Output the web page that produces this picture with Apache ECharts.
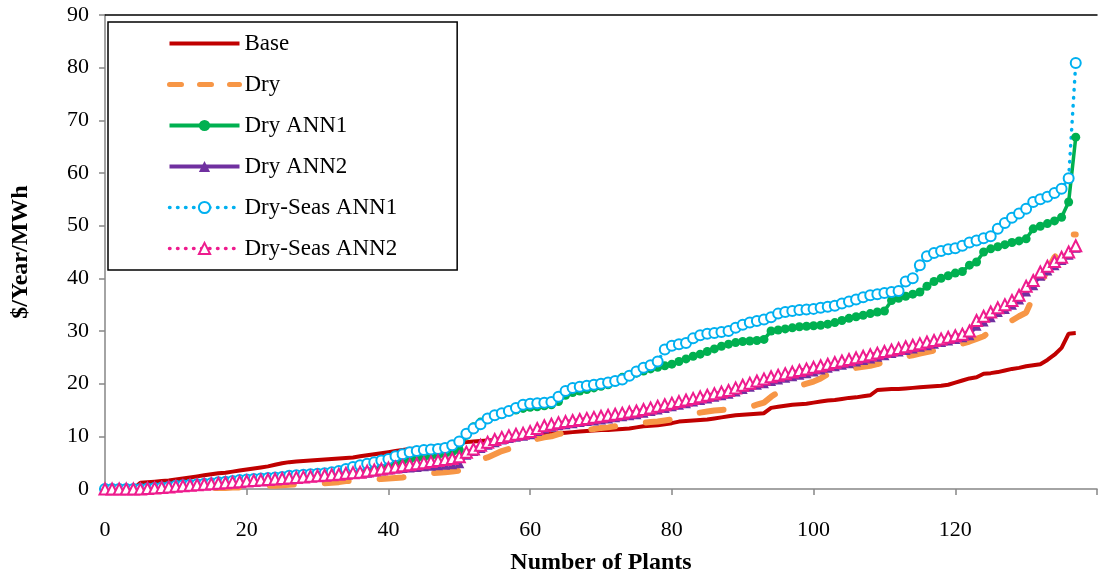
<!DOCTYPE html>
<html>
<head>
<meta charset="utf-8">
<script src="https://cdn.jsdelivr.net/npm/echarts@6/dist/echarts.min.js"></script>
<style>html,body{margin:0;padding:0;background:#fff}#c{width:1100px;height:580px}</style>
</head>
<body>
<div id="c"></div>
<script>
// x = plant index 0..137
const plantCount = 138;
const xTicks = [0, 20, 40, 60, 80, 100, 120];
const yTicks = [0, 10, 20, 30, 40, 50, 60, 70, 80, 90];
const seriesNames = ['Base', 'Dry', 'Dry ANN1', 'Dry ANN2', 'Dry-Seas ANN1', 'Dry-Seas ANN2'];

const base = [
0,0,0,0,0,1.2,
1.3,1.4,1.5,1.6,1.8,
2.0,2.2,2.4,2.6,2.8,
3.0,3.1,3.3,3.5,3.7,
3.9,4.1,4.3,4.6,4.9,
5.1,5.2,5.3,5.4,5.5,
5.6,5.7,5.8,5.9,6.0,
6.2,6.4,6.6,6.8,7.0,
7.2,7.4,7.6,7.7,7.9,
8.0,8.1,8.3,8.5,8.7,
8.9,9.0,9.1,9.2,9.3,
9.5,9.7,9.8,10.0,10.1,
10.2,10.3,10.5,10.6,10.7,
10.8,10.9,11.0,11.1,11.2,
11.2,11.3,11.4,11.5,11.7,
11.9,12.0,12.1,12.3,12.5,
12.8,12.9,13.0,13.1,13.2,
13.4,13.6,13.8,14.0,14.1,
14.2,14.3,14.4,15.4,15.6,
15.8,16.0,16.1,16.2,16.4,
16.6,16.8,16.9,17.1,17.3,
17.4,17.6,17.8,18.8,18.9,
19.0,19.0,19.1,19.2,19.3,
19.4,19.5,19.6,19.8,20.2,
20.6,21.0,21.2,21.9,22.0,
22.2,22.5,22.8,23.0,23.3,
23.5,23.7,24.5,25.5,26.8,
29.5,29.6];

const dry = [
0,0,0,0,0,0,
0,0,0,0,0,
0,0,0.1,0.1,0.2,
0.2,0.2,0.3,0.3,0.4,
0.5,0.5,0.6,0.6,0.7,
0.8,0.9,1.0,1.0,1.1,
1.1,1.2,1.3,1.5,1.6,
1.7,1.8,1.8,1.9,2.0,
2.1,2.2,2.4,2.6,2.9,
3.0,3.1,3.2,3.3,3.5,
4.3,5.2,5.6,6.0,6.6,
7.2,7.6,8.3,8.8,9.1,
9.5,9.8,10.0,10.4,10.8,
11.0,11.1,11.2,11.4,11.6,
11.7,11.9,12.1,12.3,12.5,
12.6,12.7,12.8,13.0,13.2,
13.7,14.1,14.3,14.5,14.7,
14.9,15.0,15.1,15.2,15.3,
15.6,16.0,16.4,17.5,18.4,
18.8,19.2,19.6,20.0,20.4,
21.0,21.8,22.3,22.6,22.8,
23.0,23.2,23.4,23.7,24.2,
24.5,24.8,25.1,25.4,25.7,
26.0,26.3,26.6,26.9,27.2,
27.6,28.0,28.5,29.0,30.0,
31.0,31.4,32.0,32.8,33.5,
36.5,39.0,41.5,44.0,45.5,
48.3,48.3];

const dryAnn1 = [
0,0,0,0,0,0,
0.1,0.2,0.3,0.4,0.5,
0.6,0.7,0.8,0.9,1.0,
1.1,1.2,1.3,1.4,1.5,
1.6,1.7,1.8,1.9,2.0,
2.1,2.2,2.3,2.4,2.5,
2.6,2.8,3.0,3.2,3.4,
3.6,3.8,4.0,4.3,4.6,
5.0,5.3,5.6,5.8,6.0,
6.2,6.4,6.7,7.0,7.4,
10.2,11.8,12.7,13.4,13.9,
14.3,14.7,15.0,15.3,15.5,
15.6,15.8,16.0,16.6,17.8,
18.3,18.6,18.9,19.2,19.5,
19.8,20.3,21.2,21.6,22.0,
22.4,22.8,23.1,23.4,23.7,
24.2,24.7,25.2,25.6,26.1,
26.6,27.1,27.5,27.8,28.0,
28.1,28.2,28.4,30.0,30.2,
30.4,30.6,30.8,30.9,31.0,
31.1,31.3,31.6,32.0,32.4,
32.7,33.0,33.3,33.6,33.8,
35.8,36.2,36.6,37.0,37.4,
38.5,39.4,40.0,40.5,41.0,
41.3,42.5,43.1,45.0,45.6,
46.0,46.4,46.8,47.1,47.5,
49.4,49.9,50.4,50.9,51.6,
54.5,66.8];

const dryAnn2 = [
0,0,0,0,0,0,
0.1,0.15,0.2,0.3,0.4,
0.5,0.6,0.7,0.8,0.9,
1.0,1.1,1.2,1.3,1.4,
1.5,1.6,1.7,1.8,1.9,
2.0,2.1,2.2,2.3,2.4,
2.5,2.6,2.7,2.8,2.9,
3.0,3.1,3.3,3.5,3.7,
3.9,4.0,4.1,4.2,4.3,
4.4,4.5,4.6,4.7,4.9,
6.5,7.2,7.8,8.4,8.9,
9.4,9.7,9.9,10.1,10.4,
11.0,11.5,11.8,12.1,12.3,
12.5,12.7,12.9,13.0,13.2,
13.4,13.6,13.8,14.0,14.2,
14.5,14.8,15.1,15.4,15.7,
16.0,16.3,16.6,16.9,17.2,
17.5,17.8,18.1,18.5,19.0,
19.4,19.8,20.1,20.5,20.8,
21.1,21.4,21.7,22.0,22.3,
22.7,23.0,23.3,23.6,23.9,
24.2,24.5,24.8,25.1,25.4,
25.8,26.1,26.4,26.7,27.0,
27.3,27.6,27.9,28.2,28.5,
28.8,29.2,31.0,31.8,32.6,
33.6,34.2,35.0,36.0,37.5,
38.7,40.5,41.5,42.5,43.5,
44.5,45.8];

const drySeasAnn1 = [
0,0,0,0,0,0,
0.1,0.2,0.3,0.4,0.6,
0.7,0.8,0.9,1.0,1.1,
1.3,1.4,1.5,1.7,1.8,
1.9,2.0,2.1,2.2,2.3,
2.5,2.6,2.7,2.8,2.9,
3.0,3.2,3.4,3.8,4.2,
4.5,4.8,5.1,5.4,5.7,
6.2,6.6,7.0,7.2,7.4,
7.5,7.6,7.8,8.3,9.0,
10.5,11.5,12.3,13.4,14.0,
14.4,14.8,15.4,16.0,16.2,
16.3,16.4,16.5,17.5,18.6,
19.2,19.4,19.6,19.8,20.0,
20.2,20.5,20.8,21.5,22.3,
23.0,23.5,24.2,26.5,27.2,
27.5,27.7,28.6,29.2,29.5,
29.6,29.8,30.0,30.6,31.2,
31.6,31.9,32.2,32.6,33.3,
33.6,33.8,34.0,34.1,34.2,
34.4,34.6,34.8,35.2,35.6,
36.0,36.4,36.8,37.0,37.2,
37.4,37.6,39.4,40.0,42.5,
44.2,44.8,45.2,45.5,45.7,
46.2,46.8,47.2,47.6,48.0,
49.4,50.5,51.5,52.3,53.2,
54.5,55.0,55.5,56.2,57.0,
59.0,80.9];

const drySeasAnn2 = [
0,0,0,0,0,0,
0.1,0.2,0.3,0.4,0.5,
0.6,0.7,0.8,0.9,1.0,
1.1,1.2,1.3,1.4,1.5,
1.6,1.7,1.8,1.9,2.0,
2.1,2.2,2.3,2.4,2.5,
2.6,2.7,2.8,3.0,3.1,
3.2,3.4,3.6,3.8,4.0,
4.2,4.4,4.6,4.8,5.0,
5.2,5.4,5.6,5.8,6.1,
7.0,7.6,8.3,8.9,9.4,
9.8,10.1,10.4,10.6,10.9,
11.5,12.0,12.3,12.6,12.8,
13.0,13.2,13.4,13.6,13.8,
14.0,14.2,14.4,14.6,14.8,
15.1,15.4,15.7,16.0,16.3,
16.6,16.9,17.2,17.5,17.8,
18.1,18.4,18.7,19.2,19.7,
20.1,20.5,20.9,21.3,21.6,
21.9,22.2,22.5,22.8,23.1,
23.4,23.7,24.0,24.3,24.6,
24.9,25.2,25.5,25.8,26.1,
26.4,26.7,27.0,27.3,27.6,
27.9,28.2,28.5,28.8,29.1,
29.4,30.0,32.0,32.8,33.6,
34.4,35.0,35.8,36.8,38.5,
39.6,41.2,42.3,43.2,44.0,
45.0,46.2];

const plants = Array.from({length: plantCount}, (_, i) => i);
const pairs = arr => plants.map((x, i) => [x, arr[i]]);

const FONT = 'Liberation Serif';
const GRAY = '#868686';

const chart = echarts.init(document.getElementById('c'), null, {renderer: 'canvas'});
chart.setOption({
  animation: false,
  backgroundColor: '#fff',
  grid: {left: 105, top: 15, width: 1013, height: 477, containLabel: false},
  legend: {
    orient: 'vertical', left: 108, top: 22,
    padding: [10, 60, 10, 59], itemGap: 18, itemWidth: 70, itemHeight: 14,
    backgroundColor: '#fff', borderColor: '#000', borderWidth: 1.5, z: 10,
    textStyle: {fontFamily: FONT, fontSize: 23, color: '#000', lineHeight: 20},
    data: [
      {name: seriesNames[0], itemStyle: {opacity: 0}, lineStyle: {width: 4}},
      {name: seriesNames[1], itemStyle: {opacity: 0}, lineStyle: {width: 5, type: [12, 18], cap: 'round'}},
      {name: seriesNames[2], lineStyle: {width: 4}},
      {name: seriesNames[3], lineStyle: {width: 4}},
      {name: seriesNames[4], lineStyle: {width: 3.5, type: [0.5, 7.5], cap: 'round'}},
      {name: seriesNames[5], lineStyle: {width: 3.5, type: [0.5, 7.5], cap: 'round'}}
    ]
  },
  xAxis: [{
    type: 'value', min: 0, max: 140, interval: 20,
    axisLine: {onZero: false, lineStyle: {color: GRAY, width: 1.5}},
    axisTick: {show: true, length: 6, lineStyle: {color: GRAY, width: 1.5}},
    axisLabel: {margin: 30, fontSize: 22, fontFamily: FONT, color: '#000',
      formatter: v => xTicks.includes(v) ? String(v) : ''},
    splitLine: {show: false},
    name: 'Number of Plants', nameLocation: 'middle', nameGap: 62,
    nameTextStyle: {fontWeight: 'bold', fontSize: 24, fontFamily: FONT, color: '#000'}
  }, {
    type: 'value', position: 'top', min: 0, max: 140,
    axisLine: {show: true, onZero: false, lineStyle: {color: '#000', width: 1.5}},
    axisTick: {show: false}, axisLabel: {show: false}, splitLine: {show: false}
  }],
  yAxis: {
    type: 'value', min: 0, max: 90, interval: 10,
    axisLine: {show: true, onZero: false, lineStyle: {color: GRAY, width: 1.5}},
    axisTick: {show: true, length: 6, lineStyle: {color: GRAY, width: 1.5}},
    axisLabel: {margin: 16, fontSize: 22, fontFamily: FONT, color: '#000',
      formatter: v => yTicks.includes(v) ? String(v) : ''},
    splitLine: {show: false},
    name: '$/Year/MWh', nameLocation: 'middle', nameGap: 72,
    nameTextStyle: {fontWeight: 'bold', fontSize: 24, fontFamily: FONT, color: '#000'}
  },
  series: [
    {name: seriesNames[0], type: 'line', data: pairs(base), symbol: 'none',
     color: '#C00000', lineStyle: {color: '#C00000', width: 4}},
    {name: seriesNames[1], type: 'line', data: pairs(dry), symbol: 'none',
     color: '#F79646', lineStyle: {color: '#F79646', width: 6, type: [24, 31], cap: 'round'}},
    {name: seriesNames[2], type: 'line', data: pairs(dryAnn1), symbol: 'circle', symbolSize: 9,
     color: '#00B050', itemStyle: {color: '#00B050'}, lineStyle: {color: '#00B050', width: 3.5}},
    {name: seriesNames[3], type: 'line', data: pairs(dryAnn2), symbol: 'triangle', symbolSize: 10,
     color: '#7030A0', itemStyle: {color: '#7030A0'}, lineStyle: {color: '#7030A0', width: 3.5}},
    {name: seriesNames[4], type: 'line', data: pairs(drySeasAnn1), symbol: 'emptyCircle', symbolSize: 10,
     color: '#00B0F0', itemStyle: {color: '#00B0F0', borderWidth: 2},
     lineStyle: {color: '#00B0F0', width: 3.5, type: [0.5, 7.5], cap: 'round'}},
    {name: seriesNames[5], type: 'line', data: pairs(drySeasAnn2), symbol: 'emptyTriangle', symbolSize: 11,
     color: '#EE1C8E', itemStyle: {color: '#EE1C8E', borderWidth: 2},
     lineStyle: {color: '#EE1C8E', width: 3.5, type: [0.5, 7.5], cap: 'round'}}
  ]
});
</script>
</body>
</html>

---

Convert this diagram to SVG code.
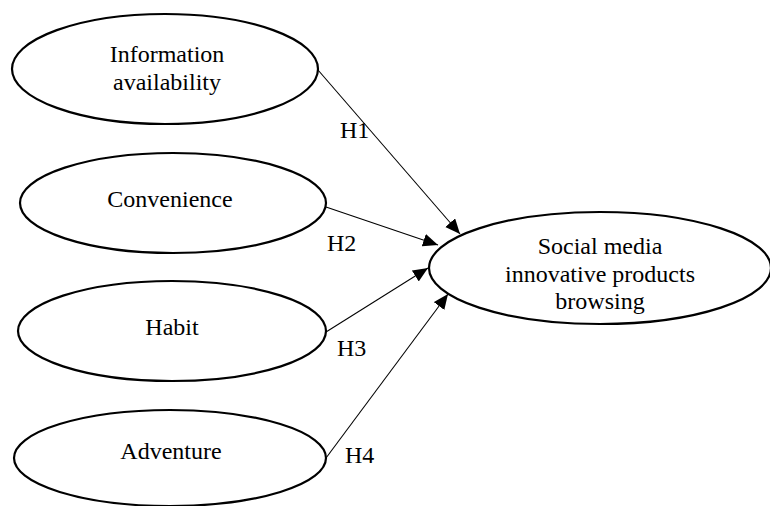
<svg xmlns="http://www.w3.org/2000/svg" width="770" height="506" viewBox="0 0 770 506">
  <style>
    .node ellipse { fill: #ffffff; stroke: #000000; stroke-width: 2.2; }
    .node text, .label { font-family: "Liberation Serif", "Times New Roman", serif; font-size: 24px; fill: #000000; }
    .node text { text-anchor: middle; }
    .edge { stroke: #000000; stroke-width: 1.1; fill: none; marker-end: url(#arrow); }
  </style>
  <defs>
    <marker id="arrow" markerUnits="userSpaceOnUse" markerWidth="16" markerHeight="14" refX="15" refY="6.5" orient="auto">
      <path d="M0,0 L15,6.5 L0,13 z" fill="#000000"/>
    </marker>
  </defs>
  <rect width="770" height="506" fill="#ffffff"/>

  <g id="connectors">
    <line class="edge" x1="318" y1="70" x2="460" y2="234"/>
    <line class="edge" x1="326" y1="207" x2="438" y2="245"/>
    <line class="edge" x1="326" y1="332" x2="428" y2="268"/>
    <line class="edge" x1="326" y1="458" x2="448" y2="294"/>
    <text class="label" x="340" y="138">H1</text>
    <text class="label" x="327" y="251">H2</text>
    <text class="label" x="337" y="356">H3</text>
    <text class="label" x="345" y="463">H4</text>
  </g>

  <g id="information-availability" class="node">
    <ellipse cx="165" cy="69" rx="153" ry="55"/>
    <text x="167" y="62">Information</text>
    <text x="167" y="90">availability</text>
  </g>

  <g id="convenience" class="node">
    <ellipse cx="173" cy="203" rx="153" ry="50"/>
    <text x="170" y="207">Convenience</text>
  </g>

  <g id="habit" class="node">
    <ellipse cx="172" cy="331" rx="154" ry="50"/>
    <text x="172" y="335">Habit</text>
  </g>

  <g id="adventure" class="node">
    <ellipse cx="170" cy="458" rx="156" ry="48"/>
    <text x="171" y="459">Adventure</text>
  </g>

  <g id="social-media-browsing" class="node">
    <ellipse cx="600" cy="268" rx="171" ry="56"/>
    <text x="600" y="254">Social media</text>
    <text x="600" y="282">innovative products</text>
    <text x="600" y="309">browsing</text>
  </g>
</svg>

== Short problem ==
For the material above, give again only the lines starting at the line that contains "Output the web" and ending at the line that contains "const seriesNames = ['Base', 'Dry', 'Dry". Pictures do not belong in the copy.

== Answer to this exercise ==
Output the web page that produces this picture with Apache ECharts.
<!DOCTYPE html>
<html>
<head>
<meta charset="utf-8">
<script src="https://cdn.jsdelivr.net/npm/echarts@6/dist/echarts.min.js"></script>
<style>html,body{margin:0;padding:0;background:#fff}#c{width:1100px;height:580px}</style>
</head>
<body>
<div id="c"></div>
<script>
// x = plant index 0..137
const plantCount = 138;
const xTicks = [0, 20, 40, 60, 80, 100, 120];
const yTicks = [0, 10, 20, 30, 40, 50, 60, 70, 80, 90];
const seriesNames = ['Base', 'Dry', 'Dry ANN1', 'Dry ANN2', 'Dry-Seas ANN1', 'Dry-Seas ANN2'];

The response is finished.